## YOUR INSTRUCTIONS
Look through the material below for "this". Copy every line that contains it.

## GIVEN RECORDS
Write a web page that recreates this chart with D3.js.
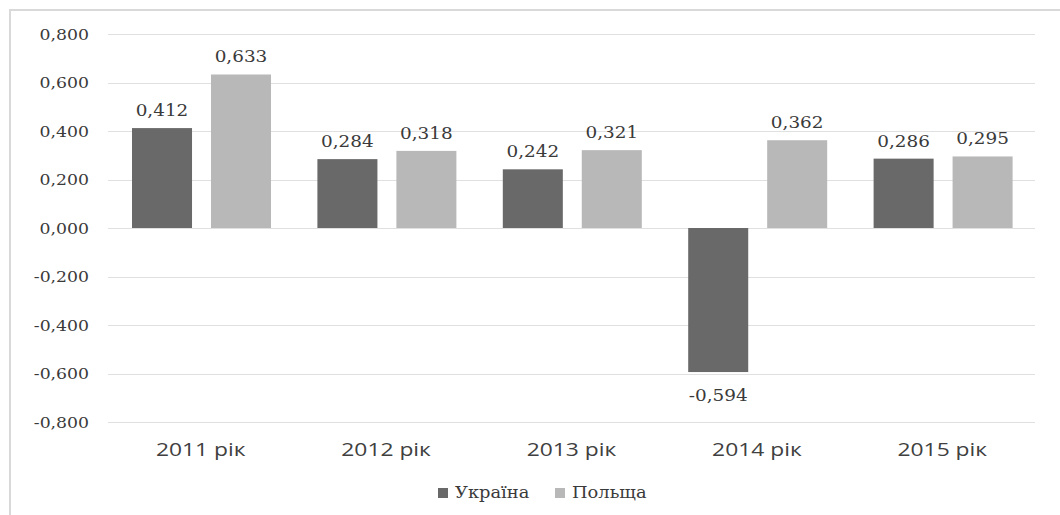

--

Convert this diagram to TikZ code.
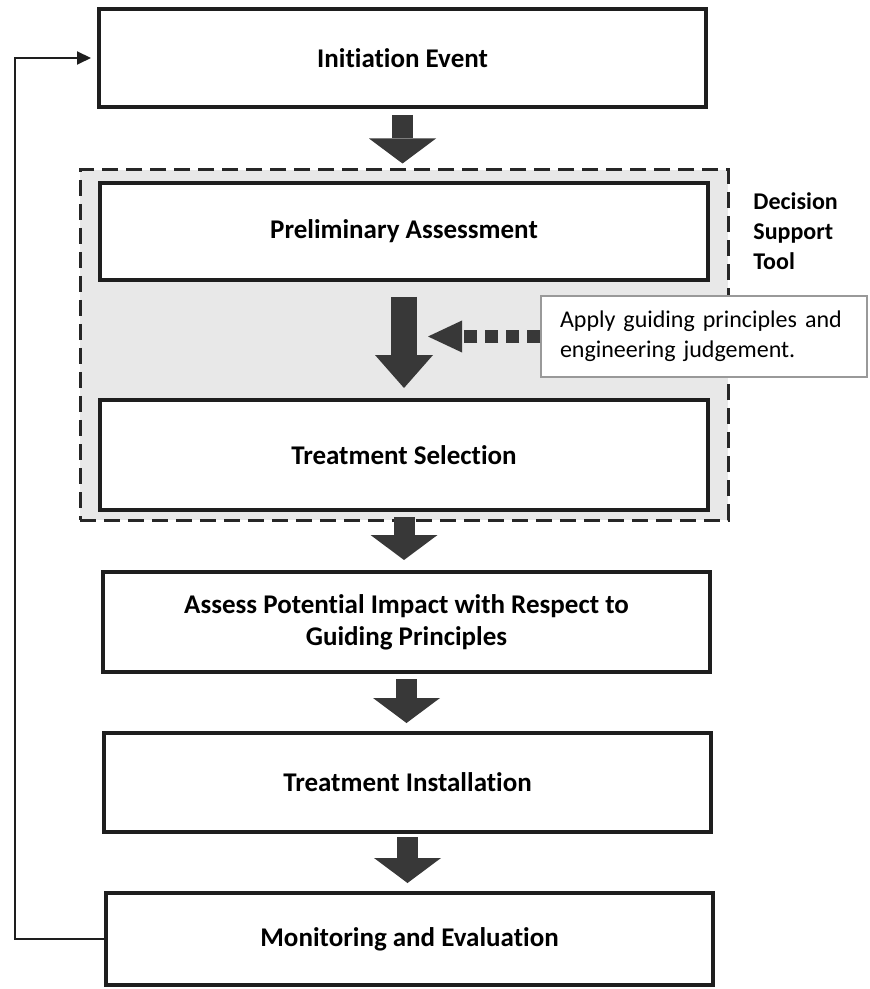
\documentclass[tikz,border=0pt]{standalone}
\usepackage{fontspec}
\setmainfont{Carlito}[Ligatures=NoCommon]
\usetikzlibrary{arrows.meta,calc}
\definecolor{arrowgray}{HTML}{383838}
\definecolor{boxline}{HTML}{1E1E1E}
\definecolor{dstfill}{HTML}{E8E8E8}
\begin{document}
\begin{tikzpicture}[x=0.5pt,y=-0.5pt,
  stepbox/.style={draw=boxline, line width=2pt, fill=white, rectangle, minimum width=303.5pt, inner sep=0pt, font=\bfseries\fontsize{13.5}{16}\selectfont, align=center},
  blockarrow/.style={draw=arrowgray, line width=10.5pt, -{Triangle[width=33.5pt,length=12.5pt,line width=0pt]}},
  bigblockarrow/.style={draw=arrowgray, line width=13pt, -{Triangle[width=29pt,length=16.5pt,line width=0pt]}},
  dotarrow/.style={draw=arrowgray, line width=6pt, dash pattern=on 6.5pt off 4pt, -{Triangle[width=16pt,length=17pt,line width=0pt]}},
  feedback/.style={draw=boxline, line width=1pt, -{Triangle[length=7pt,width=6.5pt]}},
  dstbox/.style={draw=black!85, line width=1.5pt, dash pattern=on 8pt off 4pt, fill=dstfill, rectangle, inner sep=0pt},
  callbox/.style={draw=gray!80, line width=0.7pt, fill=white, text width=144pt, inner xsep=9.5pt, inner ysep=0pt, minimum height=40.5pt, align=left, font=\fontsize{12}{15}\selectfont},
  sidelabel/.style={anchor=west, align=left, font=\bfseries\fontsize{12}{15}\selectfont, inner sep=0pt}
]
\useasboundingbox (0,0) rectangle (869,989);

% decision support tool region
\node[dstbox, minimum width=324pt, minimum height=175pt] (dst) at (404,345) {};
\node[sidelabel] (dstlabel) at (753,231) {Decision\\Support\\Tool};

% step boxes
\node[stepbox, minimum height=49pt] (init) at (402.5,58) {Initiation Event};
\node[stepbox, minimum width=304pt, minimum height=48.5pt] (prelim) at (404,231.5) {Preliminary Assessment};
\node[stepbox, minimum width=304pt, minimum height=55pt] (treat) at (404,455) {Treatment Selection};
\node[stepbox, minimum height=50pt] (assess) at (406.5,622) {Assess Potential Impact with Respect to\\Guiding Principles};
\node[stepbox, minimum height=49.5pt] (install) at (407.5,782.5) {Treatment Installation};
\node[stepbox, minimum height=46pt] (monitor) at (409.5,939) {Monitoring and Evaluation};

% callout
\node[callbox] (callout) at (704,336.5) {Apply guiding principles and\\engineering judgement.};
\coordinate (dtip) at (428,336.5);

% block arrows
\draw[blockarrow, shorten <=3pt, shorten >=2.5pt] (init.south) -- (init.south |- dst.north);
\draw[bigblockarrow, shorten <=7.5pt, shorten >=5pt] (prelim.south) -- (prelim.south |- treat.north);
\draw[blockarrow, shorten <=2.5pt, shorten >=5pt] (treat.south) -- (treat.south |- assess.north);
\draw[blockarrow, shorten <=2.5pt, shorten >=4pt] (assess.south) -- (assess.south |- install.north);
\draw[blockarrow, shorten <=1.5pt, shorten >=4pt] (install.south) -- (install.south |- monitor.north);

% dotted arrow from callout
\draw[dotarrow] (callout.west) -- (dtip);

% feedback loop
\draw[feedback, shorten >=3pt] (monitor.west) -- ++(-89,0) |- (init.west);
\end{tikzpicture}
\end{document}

==

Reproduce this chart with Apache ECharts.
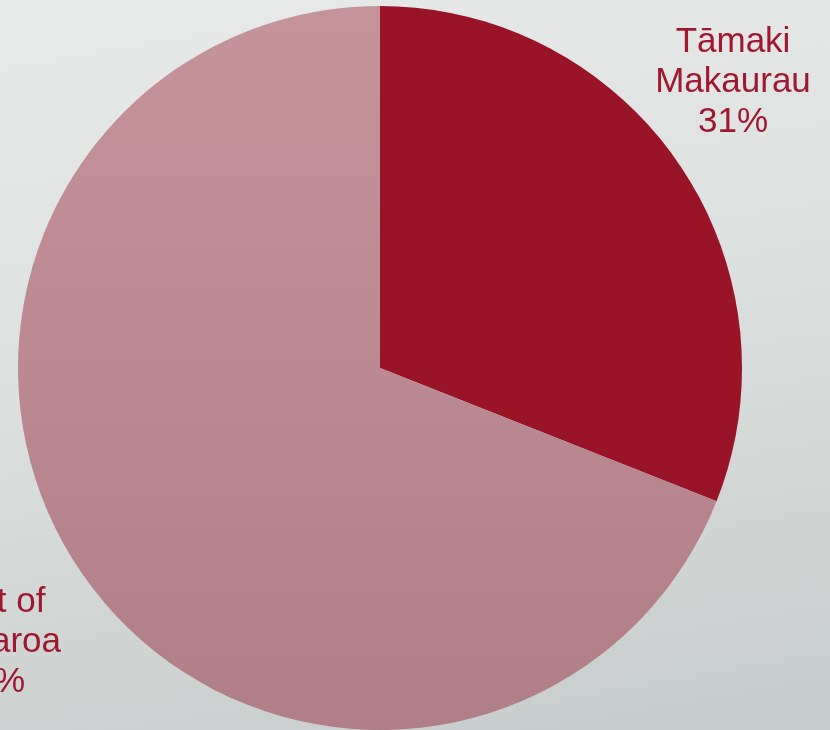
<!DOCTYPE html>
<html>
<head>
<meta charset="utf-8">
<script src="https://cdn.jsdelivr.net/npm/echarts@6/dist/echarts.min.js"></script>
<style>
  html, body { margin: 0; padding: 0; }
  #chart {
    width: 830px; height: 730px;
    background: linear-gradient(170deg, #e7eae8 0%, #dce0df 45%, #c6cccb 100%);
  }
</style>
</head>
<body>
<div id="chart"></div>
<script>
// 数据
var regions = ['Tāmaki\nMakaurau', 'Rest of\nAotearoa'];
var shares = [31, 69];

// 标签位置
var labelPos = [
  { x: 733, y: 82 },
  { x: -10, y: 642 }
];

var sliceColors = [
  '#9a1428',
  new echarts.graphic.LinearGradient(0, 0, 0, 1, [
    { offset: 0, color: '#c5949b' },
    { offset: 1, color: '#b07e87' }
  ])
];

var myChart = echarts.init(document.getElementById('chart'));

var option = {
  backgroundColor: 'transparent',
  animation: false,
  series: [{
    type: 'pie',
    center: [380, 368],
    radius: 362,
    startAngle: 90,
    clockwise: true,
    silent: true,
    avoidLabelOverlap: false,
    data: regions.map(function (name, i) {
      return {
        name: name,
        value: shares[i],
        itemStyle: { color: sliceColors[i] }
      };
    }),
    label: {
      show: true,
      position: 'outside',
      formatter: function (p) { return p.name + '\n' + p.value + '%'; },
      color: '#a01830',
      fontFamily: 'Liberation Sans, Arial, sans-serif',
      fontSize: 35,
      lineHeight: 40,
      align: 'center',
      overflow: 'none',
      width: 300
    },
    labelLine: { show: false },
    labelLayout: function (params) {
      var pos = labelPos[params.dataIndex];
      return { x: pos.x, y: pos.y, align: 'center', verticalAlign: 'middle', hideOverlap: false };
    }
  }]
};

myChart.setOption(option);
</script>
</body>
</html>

## EXERCISE RESULT
Write a web page that recreates this chart with D3.js.
Convert this diagram to TikZ code.
Reproduce this chart with Apache ECharts.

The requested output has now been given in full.